OGDEN, Utah (AP) -- Monday wasn't an average day for the bison population on Antelope Island.
First, a herd of 600 or more was rounded up. Next, two helicopters flew overhead to incite them to charge in a minor stampede.
Park rangers kept track of temperatures and requested breaks so the bison wouldn't overexert themselves as cameras rolled for "Buffalo Dreams," a Disney Channel movie to air next spring.
"It's a great story about a native boy and a white kid who learn to appreciate each other's cultures and be friends," said Simon R. Baker, 18, who plays a Navajo teen named Tom. "It's really about friendship and tolerance, and it has lots of great mountain biking."
The story is told through the eyes of the other boy, Josh, played by 14-year-old Reiley McClendon. Josh is a Chicago kid whose family moves to New Mexico (portrayed by Antelope Island State Park).

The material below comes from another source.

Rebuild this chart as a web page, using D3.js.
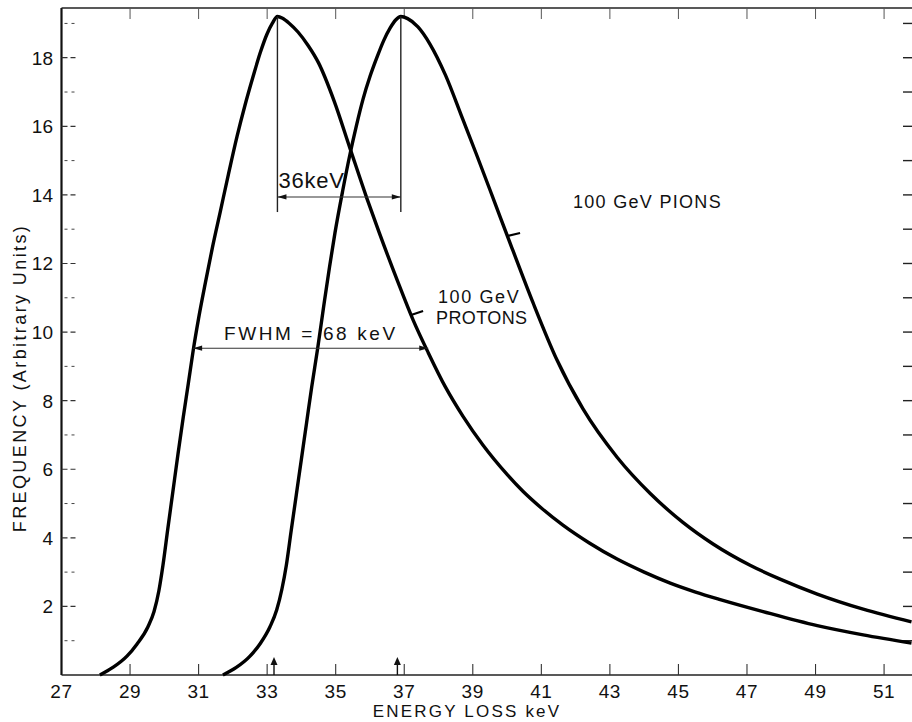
<!DOCTYPE html>
<html>
<head>
<meta charset="utf-8">
<script src="https://cdn.jsdelivr.net/npm/d3@7"></script>
<style>
  body { margin:0; background:#fff; }
  text { font-family:"Liberation Sans", Arial, sans-serif; fill:#111; }
</style>
</head>
<body>
<svg id="chart" width="912" height="722"></svg>
<script>
// energy loss (keV) and frequency
var protonX=[28.12,28.5,28.91,29.2,29.52,29.7,29.84,29.96,30.1,30.25,30.4,30.55,30.7,30.84,31.0,31.2,31.4,31.63,
             31.87,32.12,32.35,32.59,32.8,33.0,33.15,33.3,33.45,33.65,33.9,34.2,34.5,34.95,35.42,35.91,36.27,36.8,37.26,37.7,
             38.2,38.71,39.3,40.0,40.47,41.0,41.63,42.4,43.21,44.0,44.76,45.5,46.22,47.47,49.05,50.39,51.8];
var protonY=[0,0.22,0.55,0.9,1.4,1.85,2.45,3.2,4.25,5.35,6.45,7.5,8.5,9.45,10.4,11.45,12.45,13.5,
             14.6,15.7,16.6,17.45,18.15,18.7,19.0,19.2,19.15,19.0,18.75,18.35,17.85,16.75,15.35,13.9,12.9,11.5,10.35,9.4,
             8.4,7.55,6.7,5.85,5.35,4.87,4.37,3.85,3.38,3.0,2.68,2.42,2.2,1.85,1.44,1.17,0.93];

var pionX=[31.71,32.1,32.5,32.8,33.08,33.28,33.43,33.56,33.7,33.85,34.0,34.15,34.3,34.47,34.65,34.82,34.98,35.2,35.42,
           35.6,35.8,36.0,36.2,36.4,36.59,36.75,36.9,37.1,37.4,37.75,38.2,38.71,39.1,39.5,39.8,40.17,40.76,41.45,42.22,
           43.21,44.17,45.13,46.01,47.09,48.0,49.05,50.39,51.8];
var pionY=[0,0.22,0.55,0.92,1.4,1.9,2.5,3.2,4.2,5.25,6.3,7.35,8.4,9.5,10.75,11.9,12.9,14.1,15.2,
           16.0,16.8,17.45,18.0,18.5,18.87,19.1,19.2,19.14,18.9,18.4,17.5,16.2,15.2,14.15,13.35,12.38,10.85,9.2,7.75,
           6.35,5.3,4.45,3.82,3.2,2.78,2.36,1.92,1.55];

var xTicks=[27,29,31,33,35,37,39,41,43,45,47,49,51];
var yTicks=[2,4,6,8,10,12,14,16,18];
var yMinor=[1,3,5,7,9,11,13,15,17,19];

var peakX=[33.3,36.9];          // vertical marks at the two peaks
var peakBottom=13.5;
var sepLevel=13.94;             // "36keV" dimension line
var fwhmX=[30.84,37.7];
var fwhmLevel=9.53;
var arrowX=[33.2,36.8];         // small arrows on the energy axis

var svg=d3.select("#chart");
var x=d3.scaleLinear().domain([27,51.8]).range([61.5,911.5]);
var y=d3.scaleLinear().domain([0,19.45]).range([675,8]);

function arrowHead(px,py,dir) {
  // filled triangle, tip at (px,py), dir=-1 points left, 1 right
  var l=9, w=2.6;
  return "M"+px+","+py+"L"+(px-dir*l)+","+(py-w)+"L"+(px-dir*l)+","+(py+w)+"Z";
}

// frame
svg.append("line").attr("x1",x(27)).attr("x2",x(27)).attr("y1",y(19.45)).attr("y2",y(0))
   .attr("stroke","#111").attr("stroke-width",2.2);
svg.append("line").attr("x1",x(27)).attr("x2",912).attr("y1",y(0)).attr("y2",y(0))
   .attr("stroke","#222").attr("stroke-width",1.6);
svg.append("line").attr("x1",x(27)).attr("x2",912).attr("y1",y(19.45)).attr("y2",y(19.45))
   .attr("stroke","#222").attr("stroke-width",1.4);

// left ticks (inward)
svg.selectAll(".ymaj").data(yTicks).enter().append("line")
   .attr("x1",x(27)).attr("x2",x(27)+14)
   .attr("y1",function(d){return y(d);}).attr("y2",function(d){return y(d);})
   .attr("stroke","#333").attr("stroke-width",1.2).attr("stroke-dasharray","6,3");
svg.selectAll(".ymin").data(yMinor).enter().append("line")
   .attr("x1",x(27)+3).attr("x2",x(27)+14)
   .attr("y1",function(d){return y(d);}).attr("y2",function(d){return y(d);})
   .attr("stroke","#444").attr("stroke-width",1).attr("stroke-dasharray","3,4");
// right ticks
svg.selectAll(".yr").data(yMinor.concat(yTicks)).enter().append("line")
   .attr("x1",903).attr("x2",912)
   .attr("y1",function(d){return y(d);}).attr("y2",function(d){return y(d);})
   .attr("stroke","#222").attr("stroke-width",1.4);
// bottom and top ticks
svg.selectAll(".xb").data(xTicks.slice(1)).enter().append("line")
   .attr("x1",function(d){return x(d);}).attr("x2",function(d){return x(d);})
   .attr("y1",y(0)).attr("y2",y(0)-11)
   .attr("stroke","#333").attr("stroke-width",1.1);
svg.selectAll(".xt").data(xTicks.slice(1)).enter().append("line")
   .attr("x1",function(d){return x(d);}).attr("x2",function(d){return x(d);})
   .attr("y1",y(19.45)).attr("y2",y(19.45)+11)
   .attr("stroke","#555").attr("stroke-width",1);

// tick labels
svg.selectAll(".xl").data(xTicks).enter().append("text")
   .attr("x",function(d){return x(d);}).attr("y",698)
   .attr("text-anchor","middle").style("font-size","19px").style("letter-spacing","0.6px")
   .text(function(d){return d;});
svg.selectAll(".yl").data(yTicks).enter().append("text")
   .attr("x",53).attr("y",function(d){return y(d)+7;})
   .attr("text-anchor","end").style("font-size","19px")
   .text(function(d){return d;});

// axis titles
svg.append("text").attr("x",467).attr("y",717).attr("text-anchor","middle")
   .style("font-size","17px").style("letter-spacing","2.2px")
   .text("ENERGY LOSS  keV");
svg.append("text").attr("transform","translate(26,378) rotate(-90)").attr("text-anchor","middle")
   .style("font-size","18px").style("letter-spacing","2.4px")
   .text("FREQUENCY  (Arbitrary Units)");

// curves
var line=d3.line()
   .x(function(d){return x(d[0]);})
   .y(function(d){return y(d[1]);})
   .curve(d3.curveMonotoneX);

svg.append("path").attr("d",line(d3.zip(protonX,protonY)))
   .attr("fill","none").attr("stroke","#000").attr("stroke-width",3.4);
svg.append("path").attr("d",line(d3.zip(pionX,pionY)))
   .attr("fill","none").attr("stroke","#000").attr("stroke-width",3.4);

// peak separation marks
svg.selectAll(".pk").data(peakX).enter().append("line")
   .attr("x1",function(d){return x(d);}).attr("x2",function(d){return x(d);})
   .attr("y1",y(19.2)).attr("y2",y(peakBottom))
   .attr("stroke","#222").attr("stroke-width",1.4);
svg.append("line").attr("x1",x(peakX[0])).attr("x2",x(peakX[1]))
   .attr("y1",y(sepLevel)).attr("y2",y(sepLevel))
   .attr("stroke","#333").attr("stroke-width",1.1);
svg.append("path").attr("d",arrowHead(x(peakX[0]),y(sepLevel),-1)).attr("fill","#111");
svg.append("path").attr("d",arrowHead(x(peakX[1]),y(sepLevel),1)).attr("fill","#111");
svg.append("text").attr("x",x(peakX[0])+1).attr("y",y(sepLevel)-9)
   .style("font-size","22px").style("letter-spacing","0.8px").text("36keV");

// FWHM
svg.append("line").attr("x1",x(fwhmX[0])).attr("x2",x(fwhmX[1]))
   .attr("y1",y(fwhmLevel)).attr("y2",y(fwhmLevel))
   .attr("stroke","#333").attr("stroke-width",1.1);
svg.append("path").attr("d",arrowHead(x(fwhmX[0]),y(fwhmLevel),-1)).attr("fill","#111");
svg.append("path").attr("d",arrowHead(x(fwhmX[1]),y(fwhmLevel),1)).attr("fill","#111");
svg.append("text").attr("x",224).attr("y",y(fwhmLevel)-8)
   .style("font-size","19px").style("letter-spacing","2.6px").text("FWHM = 68 keV");

// series labels and their pointers
svg.append("line").attr("x1",x(37.2)).attr("y1",y(10.5)).attr("x2",x(37.2)+12).attr("y2",y(10.5)-4)
   .attr("stroke","#000").attr("stroke-width",2.2);
svg.append("text").attr("x",438).attr("y",303).style("font-size","18px").style("letter-spacing","1.6px").text("100 GeV");
svg.append("text").attr("x",436).attr("y",324).style("font-size","18px").style("letter-spacing","0.4px").text("PROTONS");

svg.append("line").attr("x1",x(40.0)).attr("y1",y(12.8)).attr("x2",x(40.0)+13).attr("y2",y(12.8)-3)
   .attr("stroke","#000").attr("stroke-width",2.2);
svg.append("text").attr("x",573).attr("y",208).style("font-size","18px").style("letter-spacing","1.3px")
   .text("100 GeV  PIONS");

// small arrows on the energy axis
svg.selectAll(".ax").data(arrowX).enter().append("line")
   .attr("x1",function(d){return x(d);}).attr("x2",function(d){return x(d);})
   .attr("y1",y(0)).attr("y2",y(0)-14)
   .attr("stroke","#111").attr("stroke-width",1.4);
svg.selectAll(".ah").data(arrowX).enter().append("path")
   .attr("d",function(d){
      var px=x(d), py=y(0)-18;
      return "M"+px+","+py+"L"+(px-3.5)+","+(py+8)+"L"+(px+3.5)+","+(py+8)+"Z";
   })
   .attr("fill","#111");
</script>
</body>
</html>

The bickering boys end up working together on a bison preserve run by Tom's tribe.
Actor Graham Greene ("Dances With Wolves") plays Tom's grandfather, who sends the two boys on a Vision Quest to gain insights into their values and life purposes.
"I really like working in Utah," said McClendon. "It's a gorgeous state. We've shot in Skull Valley and at Provo River Falls and at Wasatch Reserve. Utah has great locations."
Utah has been used in more than 600 theatrical films and TV movies, said Leigh von der Esch, executive director of the Utah Film Commission.
"Our high-water mark was $140 million film-related money in a year," von der Esch said. "We've taken a hit in recent years because of losing 'Touched by an Angel' and because of the increase of reality-based television cutting into the kind of filming that was typically done here. We also have other states and countries offering financial incentives."
The Utah film industry still brought more than $80 million to the state last year, von der Esch said. "Still, every film is very important t o us," von der Esch said. "And Don Schain is a hero to us because of the films he brings here."
Schain is the line producer for "Buffalo Dreams," responsible for day-to-day details.
"I try to bring in at least three films a year," Schain said.
"I came here in 1991 after 20 years in L.A., and I decided to stay. I mean, look at this state. I hate to state the obvious, but within an hour either direction, you've got beautiful mountains, lake valleys, red rock in Heber -- and I'm not even talking about southern Utah yet."